══ Given material

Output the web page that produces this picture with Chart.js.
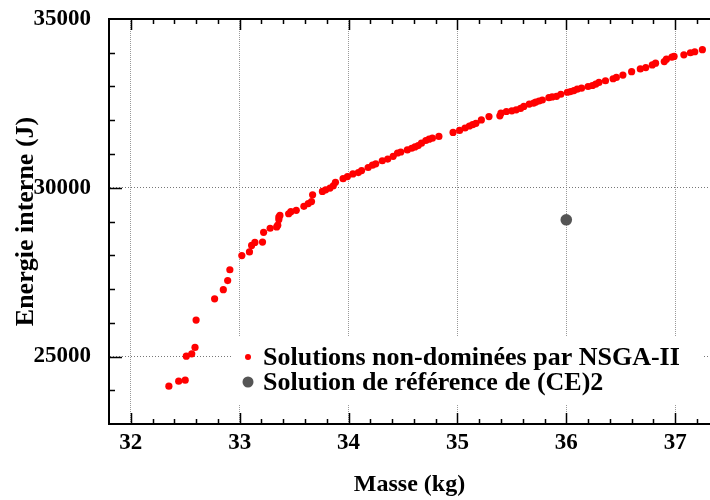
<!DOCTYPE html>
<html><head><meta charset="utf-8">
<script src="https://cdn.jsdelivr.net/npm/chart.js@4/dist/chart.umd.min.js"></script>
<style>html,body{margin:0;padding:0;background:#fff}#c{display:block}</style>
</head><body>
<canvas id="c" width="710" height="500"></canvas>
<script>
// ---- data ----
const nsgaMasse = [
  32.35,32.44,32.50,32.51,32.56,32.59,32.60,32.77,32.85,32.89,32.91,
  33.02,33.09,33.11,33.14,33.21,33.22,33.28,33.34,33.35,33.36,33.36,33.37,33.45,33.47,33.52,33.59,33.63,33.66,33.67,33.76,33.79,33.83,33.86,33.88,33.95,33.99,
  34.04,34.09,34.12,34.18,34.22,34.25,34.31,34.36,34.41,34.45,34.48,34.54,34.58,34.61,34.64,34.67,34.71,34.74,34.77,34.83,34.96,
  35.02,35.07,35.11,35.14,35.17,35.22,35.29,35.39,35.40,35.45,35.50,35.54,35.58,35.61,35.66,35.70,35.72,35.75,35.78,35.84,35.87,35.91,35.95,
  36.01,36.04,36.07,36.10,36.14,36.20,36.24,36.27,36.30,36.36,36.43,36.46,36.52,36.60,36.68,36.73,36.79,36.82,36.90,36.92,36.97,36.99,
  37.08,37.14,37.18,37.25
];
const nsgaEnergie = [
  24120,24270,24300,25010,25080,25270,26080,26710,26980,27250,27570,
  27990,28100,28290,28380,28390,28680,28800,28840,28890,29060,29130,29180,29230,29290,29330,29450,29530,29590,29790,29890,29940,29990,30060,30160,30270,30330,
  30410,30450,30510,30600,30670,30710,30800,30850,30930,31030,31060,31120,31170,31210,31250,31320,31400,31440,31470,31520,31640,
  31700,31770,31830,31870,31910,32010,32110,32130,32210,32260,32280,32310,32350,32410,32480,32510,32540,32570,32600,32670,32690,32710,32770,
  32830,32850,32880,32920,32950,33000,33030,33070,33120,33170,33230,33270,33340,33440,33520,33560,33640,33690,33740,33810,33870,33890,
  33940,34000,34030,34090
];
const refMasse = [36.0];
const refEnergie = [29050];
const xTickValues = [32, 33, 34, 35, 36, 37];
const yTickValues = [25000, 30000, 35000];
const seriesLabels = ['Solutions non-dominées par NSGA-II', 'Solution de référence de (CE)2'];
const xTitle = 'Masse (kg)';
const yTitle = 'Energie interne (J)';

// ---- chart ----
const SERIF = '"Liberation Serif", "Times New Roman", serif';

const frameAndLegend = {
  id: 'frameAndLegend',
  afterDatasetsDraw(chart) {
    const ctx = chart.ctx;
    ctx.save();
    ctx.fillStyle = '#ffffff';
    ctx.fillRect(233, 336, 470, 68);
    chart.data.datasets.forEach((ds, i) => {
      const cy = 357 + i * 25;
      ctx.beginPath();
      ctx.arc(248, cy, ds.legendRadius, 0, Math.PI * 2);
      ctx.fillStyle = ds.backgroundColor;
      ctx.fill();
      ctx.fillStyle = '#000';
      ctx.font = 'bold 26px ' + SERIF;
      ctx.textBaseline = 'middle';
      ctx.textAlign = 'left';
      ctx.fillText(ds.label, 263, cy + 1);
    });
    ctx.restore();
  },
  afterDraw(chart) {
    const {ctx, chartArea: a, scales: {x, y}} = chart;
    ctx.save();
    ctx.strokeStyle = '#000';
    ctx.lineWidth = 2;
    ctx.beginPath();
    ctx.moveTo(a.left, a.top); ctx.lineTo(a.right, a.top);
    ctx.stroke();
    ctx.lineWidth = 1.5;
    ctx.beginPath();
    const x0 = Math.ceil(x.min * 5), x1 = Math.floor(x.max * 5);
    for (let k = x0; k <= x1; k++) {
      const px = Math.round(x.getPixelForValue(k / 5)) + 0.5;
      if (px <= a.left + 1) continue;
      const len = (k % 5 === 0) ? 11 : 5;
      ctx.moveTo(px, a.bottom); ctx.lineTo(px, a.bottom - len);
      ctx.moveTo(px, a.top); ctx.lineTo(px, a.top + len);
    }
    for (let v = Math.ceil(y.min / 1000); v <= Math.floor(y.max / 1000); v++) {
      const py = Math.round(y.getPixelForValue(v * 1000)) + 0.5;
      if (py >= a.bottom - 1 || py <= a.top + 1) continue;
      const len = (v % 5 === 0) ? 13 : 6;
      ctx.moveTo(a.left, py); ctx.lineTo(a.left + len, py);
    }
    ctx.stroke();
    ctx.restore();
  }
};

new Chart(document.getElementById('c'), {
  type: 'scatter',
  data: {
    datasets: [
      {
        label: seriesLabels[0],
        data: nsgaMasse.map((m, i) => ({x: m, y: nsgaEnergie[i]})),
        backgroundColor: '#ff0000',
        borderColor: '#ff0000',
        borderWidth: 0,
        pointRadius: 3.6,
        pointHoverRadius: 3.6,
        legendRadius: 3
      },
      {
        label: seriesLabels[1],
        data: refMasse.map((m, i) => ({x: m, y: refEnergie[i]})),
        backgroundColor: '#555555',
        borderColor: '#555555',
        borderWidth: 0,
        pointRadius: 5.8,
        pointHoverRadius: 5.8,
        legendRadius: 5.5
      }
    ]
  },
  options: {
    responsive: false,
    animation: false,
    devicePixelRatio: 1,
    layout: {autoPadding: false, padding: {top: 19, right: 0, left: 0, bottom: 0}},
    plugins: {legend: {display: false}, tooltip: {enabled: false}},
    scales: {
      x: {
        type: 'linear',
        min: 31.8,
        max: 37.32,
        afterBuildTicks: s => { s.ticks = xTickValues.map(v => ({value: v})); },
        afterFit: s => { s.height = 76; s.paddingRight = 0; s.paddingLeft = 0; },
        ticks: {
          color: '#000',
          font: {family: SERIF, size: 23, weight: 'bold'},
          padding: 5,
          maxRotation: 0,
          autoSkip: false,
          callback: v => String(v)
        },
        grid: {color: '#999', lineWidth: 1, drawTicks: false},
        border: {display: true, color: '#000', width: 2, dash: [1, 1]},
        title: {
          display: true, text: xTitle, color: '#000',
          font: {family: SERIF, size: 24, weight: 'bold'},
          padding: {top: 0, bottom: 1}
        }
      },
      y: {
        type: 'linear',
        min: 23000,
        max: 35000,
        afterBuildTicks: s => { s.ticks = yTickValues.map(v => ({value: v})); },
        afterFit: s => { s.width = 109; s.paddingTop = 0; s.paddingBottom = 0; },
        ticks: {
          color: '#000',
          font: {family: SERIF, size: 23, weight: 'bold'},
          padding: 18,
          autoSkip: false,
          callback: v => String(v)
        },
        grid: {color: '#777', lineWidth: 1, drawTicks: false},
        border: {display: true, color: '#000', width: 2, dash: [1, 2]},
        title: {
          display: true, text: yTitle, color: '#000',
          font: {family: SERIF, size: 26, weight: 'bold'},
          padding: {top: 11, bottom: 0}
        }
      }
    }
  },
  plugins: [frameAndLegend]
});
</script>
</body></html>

════

_Task instructions_
Quote the data above in full and without alteration; skip the pictures.

_Solution to this task_
Output the web page that produces this picture with Chart.js.
<!DOCTYPE html>
<html><head><meta charset="utf-8">
<script src="https://cdn.jsdelivr.net/npm/chart.js@4/dist/chart.umd.min.js"></script>
<style>html,body{margin:0;padding:0;background:#fff}#c{display:block}</style>
</head><body>
<canvas id="c" width="710" height="500"></canvas>
<script>
// ---- data ----
const nsgaMasse = [
  32.35,32.44,32.50,32.51,32.56,32.59,32.60,32.77,32.85,32.89,32.91,
  33.02,33.09,33.11,33.14,33.21,33.22,33.28,33.34,33.35,33.36,33.36,33.37,33.45,33.47,33.52,33.59,33.63,33.66,33.67,33.76,33.79,33.83,33.86,33.88,33.95,33.99,
  34.04,34.09,34.12,34.18,34.22,34.25,34.31,34.36,34.41,34.45,34.48,34.54,34.58,34.61,34.64,34.67,34.71,34.74,34.77,34.83,34.96,
  35.02,35.07,35.11,35.14,35.17,35.22,35.29,35.39,35.40,35.45,35.50,35.54,35.58,35.61,35.66,35.70,35.72,35.75,35.78,35.84,35.87,35.91,35.95,
  36.01,36.04,36.07,36.10,36.14,36.20,36.24,36.27,36.30,36.36,36.43,36.46,36.52,36.60,36.68,36.73,36.79,36.82,36.90,36.92,36.97,36.99,
  37.08,37.14,37.18,37.25
];
const nsgaEnergie = [
  24120,24270,24300,25010,25080,25270,26080,26710,26980,27250,27570,
  27990,28100,28290,28380,28390,28680,28800,28840,28890,29060,29130,29180,29230,29290,29330,29450,29530,29590,29790,29890,29940,29990,30060,30160,30270,30330,
  30410,30450,30510,30600,30670,30710,30800,30850,30930,31030,31060,31120,31170,31210,31250,31320,31400,31440,31470,31520,31640,
  31700,31770,31830,31870,31910,32010,32110,32130,32210,32260,32280,32310,32350,32410,32480,32510,32540,32570,32600,32670,32690,32710,32770,
  32830,32850,32880,32920,32950,33000,33030,33070,33120,33170,33230,33270,33340,33440,33520,33560,33640,33690,33740,33810,33870,33890,
  33940,34000,34030,34090
];
const refMasse = [36.0];
const refEnergie = [29050];
const xTickValues = [32, 33, 34, 35, 36, 37];
const yTickValues = [25000, 30000, 35000];
const seriesLabels = ['Solutions non-dominées par NSGA-II', 'Solution de référence de (CE)2'];
const xTitle = 'Masse (kg)';
const yTitle = 'Energie interne (J)';

// ---- chart ----
const SERIF = '"Liberation Serif", "Times New Roman", serif';

const frameAndLegend = {
  id: 'frameAndLegend',
  afterDatasetsDraw(chart) {
    const ctx = chart.ctx;
    ctx.save();
    ctx.fillStyle = '#ffffff';
    ctx.fillRect(233, 336, 470, 68);
    chart.data.datasets.forEach((ds, i) => {
      const cy = 357 + i * 25;
      ctx.beginPath();
      ctx.arc(248, cy, ds.legendRadius, 0, Math.PI * 2);
      ctx.fillStyle = ds.backgroundColor;
      ctx.fill();
      ctx.fillStyle = '#000';
      ctx.font = 'bold 26px ' + SERIF;
      ctx.textBaseline = 'middle';
      ctx.textAlign = 'left';
      ctx.fillText(ds.label, 263, cy + 1);
    });
    ctx.restore();
  },
  afterDraw(chart) {
    const {ctx, chartArea: a, scales: {x, y}} = chart;
    ctx.save();
    ctx.strokeStyle = '#000';
    ctx.lineWidth = 2;
    ctx.beginPath();
    ctx.moveTo(a.left, a.top); ctx.lineTo(a.right, a.top);
    ctx.stroke();
    ctx.lineWidth = 1.5;
    ctx.beginPath();
    const x0 = Math.ceil(x.min * 5), x1 = Math.floor(x.max * 5);
    for (let k = x0; k <= x1; k++) {
      const px = Math.round(x.getPixelForValue(k / 5)) + 0.5;
      if (px <= a.left + 1) continue;
      const len = (k % 5 === 0) ? 11 : 5;
      ctx.moveTo(px, a.bottom); ctx.lineTo(px, a.bottom - len);
      ctx.moveTo(px, a.top); ctx.lineTo(px, a.top + len);
    }
    for (let v = Math.ceil(y.min / 1000); v <= Math.floor(y.max / 1000); v++) {
      const py = Math.round(y.getPixelForValue(v * 1000)) + 0.5;
      if (py >= a.bottom - 1 || py <= a.top + 1) continue;
      const len = (v % 5 === 0) ? 13 : 6;
      ctx.moveTo(a.left, py); ctx.lineTo(a.left + len, py);
    }
    ctx.stroke();
    ctx.restore();
  }
};

new Chart(document.getElementById('c'), {
  type: 'scatter',
  data: {
    datasets: [
      {
        label: seriesLabels[0],
        data: nsgaMasse.map((m, i) => ({x: m, y: nsgaEnergie[i]})),
        backgroundColor: '#ff0000',
        borderColor: '#ff0000',
        borderWidth: 0,
        pointRadius: 3.6,
        pointHoverRadius: 3.6,
        legendRadius: 3
      },
      {
        label: seriesLabels[1],
        data: refMasse.map((m, i) => ({x: m, y: refEnergie[i]})),
        backgroundColor: '#555555',
        borderColor: '#555555',
        borderWidth: 0,
        pointRadius: 5.8,
        pointHoverRadius: 5.8,
        legendRadius: 5.5
      }
    ]
  },
  options: {
    responsive: false,
    animation: false,
    devicePixelRatio: 1,
    layout: {autoPadding: false, padding: {top: 19, right: 0, left: 0, bottom: 0}},
    plugins: {legend: {display: false}, tooltip: {enabled: false}},
    scales: {
      x: {
        type: 'linear',
        min: 31.8,
        max: 37.32,
        afterBuildTicks: s => { s.ticks = xTickValues.map(v => ({value: v})); },
        afterFit: s => { s.height = 76; s.paddingRight = 0; s.paddingLeft = 0; },
        ticks: {
          color: '#000',
          font: {family: SERIF, size: 23, weight: 'bold'},
          padding: 5,
          maxRotation: 0,
          autoSkip: false,
          callback: v => String(v)
        },
        grid: {color: '#999', lineWidth: 1, drawTicks: false},
        border: {display: true, color: '#000', width: 2, dash: [1, 1]},
        title: {
          display: true, text: xTitle, color: '#000',
          font: {family: SERIF, size: 24, weight: 'bold'},
          padding: {top: 0, bottom: 1}
        }
      },
      y: {
        type: 'linear',
        min: 23000,
        max: 35000,
        afterBuildTicks: s => { s.ticks = yTickValues.map(v => ({value: v})); },
        afterFit: s => { s.width = 109; s.paddingTop = 0; s.paddingBottom = 0; },
        ticks: {
          color: '#000',
          font: {family: SERIF, size: 23, weight: 'bold'},
          padding: 18,
          autoSkip: false,
          callback: v => String(v)
        },
        grid: {color: '#777', lineWidth: 1, drawTicks: false},
        border: {display: true, color: '#000', width: 2, dash: [1, 2]},
        title: {
          display: true, text: yTitle, color: '#000',
          font: {family: SERIF, size: 26, weight: 'bold'},
          padding: {top: 11, bottom: 0}
        }
      }
    }
  },
  plugins: [frameAndLegend]
});
</script>
</body></html>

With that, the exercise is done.